All questions

Contract formation

i Basic elements

A contract is nothing more than an agreement to exchange things of value. In California, an enforceable contract requires reasonably certain terms, mutual assent to those terms, and something of value for both parties. To be 'reasonably certain', a contract's terms must be sufficiently definite that they provide a basis for later determining whether the parties have complied with their obligations and what remedy they would expect for a breach. An enforceable agreement must also have a lawful purpose and both parties must have the legal capacity to enter into a contractual relationship – children generally cannot enter into binding agreements, for example.

If an offer meets these requirements, it becomes a contract the moment it is accepted, provided the offeree accepts the terms without changes or preconditions. Acceptance does not have to be explicit. It can be communicated by beginning performance or by taking the consideration offered. Silence in the face of an offer is not acceptance unless there is a relationship between the parties that would indicate to a reasonable person that silence means acceptance. An offer may be revoked any time prior to acceptance, provided there was no binding agreement to leave the offer open for longer. An offeror can assign an expiration date to its offer, at which time the offer will automatically expire if not accepted. If no time period is specified, an offer will lapse after a 'reasonable time' an amount which varies based on the circumstances.

Consideration is an essential element of any contract, but offering most any benefit, or agreeing to suffer most any prejudice, is generally enough. Although little is required, a recommitment to perform a pre-existing obligation has no value and, therefore, cannot constitute consideration. Parties should be aware, however, that consideration can be so inadequate in comparison to the benefit received that it raises questions about whether the contract was obtained by fraud or duress and is, therefore, unenforceable. These issues are addressed elsewhere in this chapter.

ii Oral contracts

California does not require that parties set down their agreement in writing except under specific circumstance identified in a rule known as the statute of frauds. While there are others, the primary circumstances in which the statute of frauds requires that an agreement be in writing is when an obligation is not intended to be performed within a year or within the promisor's lifetime, or when an agreement involves the sale of real property or an interest therein. Even when the statute of frauds requires that an agreement be in writing, emails and electronic signatures are sufficient.

iii Modifications

Any contract may be subsequently modified by agreement of the parties, provided the same elements required for validity of the original contract are present. Except in those circumstances where the statute of frauds applies, parties to a written contract in California do not need a new written agreement to modify an existing one. It is enough that both parties fully perform in a manner that is consistent with the new understanding or that the modification is supported by additional consideration. However, if parties to an oral agreement in California modify the original contract in writing, there is no need for new consideration.

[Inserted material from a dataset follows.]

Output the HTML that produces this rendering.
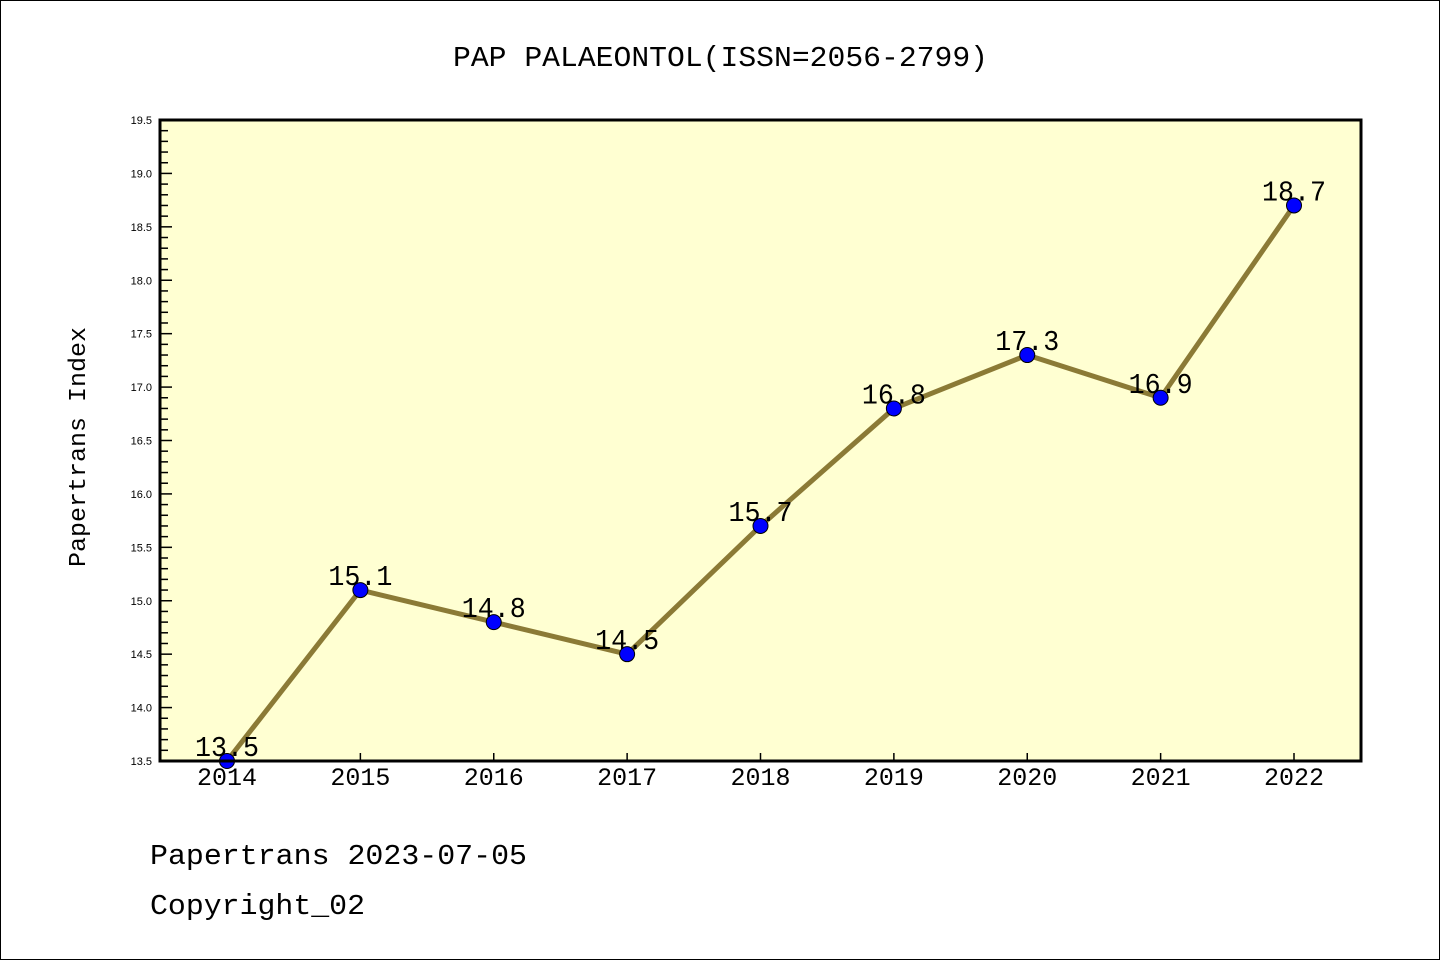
<!DOCTYPE html>
<html><head><meta charset="utf-8"><style>
html,body{margin:0;padding:0;background:#fff;}
svg{display:block;font-family:"Liberation Sans",sans-serif;}
.m{font-family:"Liberation Mono","DejaVu Sans Mono",monospace;}
</style></head><body>
<svg id="chart" width="1440" height="960" viewBox="0 0 1440 960" xmlns="http://www.w3.org/2000/svg">
<rect x="0.5" y="0.5" width="1439" height="959" fill="#fff" stroke="#000" stroke-width="1"/>
<text class="m" x="453" y="66" font-size="29" textLength="535" lengthAdjust="spacingAndGlyphs">PAP PALAEONTOL(ISSN=2056-2799)</text>
<rect x="160" y="120" width="1201" height="641" fill="#ffffd2"/>
<g id="yaxis"></g>
<g id="xaxis"></g>
<g id="series"></g>
<rect x="160" y="120" width="1201" height="641" fill="none" stroke="#000" stroke-width="3"/>
<text class="m" x="0" y="0" font-size="24" textLength="240" lengthAdjust="spacingAndGlyphs" transform="translate(85 567) rotate(-90)">Papertrans Index</text>
<text class="m" x="150" y="864" font-size="29" textLength="377" lengthAdjust="spacingAndGlyphs">Papertrans 2023-07-05</text>
<text class="m" x="150" y="914" font-size="29" textLength="215" lengthAdjust="spacingAndGlyphs">Copyright_02</text>
</svg>
<script>
const categories = ["2014","2015","2016","2017","2018","2019","2020","2021","2022"];
const values = [13.5,15.1,14.8,14.5,15.7,16.8,17.3,16.9,18.7];
const valueLabels = ["13.5","15.1","14.8","14.5","15.7","16.8","17.3","16.9","18.7"];
const yTicks = ["13.5","14.0","14.5","15.0","15.5","16.0","16.5","17.0","17.5","18.0","18.5","19.0","19.5"];
const yMin = 13.5, yMax = 19.5;
const NS = "http://www.w3.org/2000/svg";
const L=160,R=1361,T=120,B=761;
const x0=227, x1=1294;
function xPos(i){return x0+(x1-x0)*i/(categories.length-1);}
function yPos(v){return B-(v-yMin)/(yMax-yMin)*(B-T);}
function mk(tag,attrs,parent,text){const e=document.createElementNS(NS,tag);for(const k in attrs)e.setAttribute(k,attrs[k]);if(text!==undefined)e.textContent=text;parent.appendChild(e);return e;}
const ya=document.getElementById('yaxis'), xa=document.getElementById('xaxis'), sg=document.getElementById('series');
for(let v=yMin; v<=yMax+1e-9; v+=0.1){
  const major=Math.abs(v*2-Math.round(v*2))<1e-6;
  const t=mk('line',{x1:L,x2:L+(major?12:8),y1:yPos(v),y2:yPos(v),stroke:'#000','stroke-width':1.5},ya);
  
  
}
yTicks.forEach(s=>{
  const t=mk('text',{x:152,y:yPos(parseFloat(s))+4,'text-anchor':'end','font-size':11},ya,s);
  
  
});
categories.forEach((c,i)=>{
  const tk=mk('line',{x1:xPos(i),x2:xPos(i),y1:B,y2:B-8,stroke:'#000','stroke-width':1.5},xa);
  
  
  const t=mk('text',{class:'m',x:xPos(i)-30,y:785,'font-size':25,textLength:60,lengthAdjust:'spacingAndGlyphs'},xa,c);
  
  
});
const pts=values.map((v,i)=>xPos(i)+','+yPos(v)).join(' ');
const pl=mk('polyline',{points:pts,fill:'none',stroke:'#8b7a36','stroke-width':5,'stroke-linejoin':'round'},sg);


values.forEach((v,i)=>{
  const c=mk('circle',{cx:xPos(i),cy:yPos(v),r:7.5,fill:'#0000ff',stroke:'#000','stroke-width':1},sg);
  
  
  const t=mk('text',{class:'m',x:xPos(i)-32,y:yPos(v)-5,'font-size':29,textLength:64,lengthAdjust:'spacingAndGlyphs'},sg,valueLabels[i]);
  
  
});
</script>
</body></html>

If a contract has a term requiring that all modifications be made in writing, California will generally enforce it. But a court may also find that the parties' consistent divergence from the agreements' terms, without objection from either side, effectively modifies the agreement, notwithstanding a contractual provision forbidding oral modifications. For example, one California court addressed a provision in a written shareholder agreement requiring that shareholders approve all billing contracts in writing. According to the court, by repeatedly approving billing contracts orally, the shareholders 'orally amended' the agreement to allow 'oral approval'.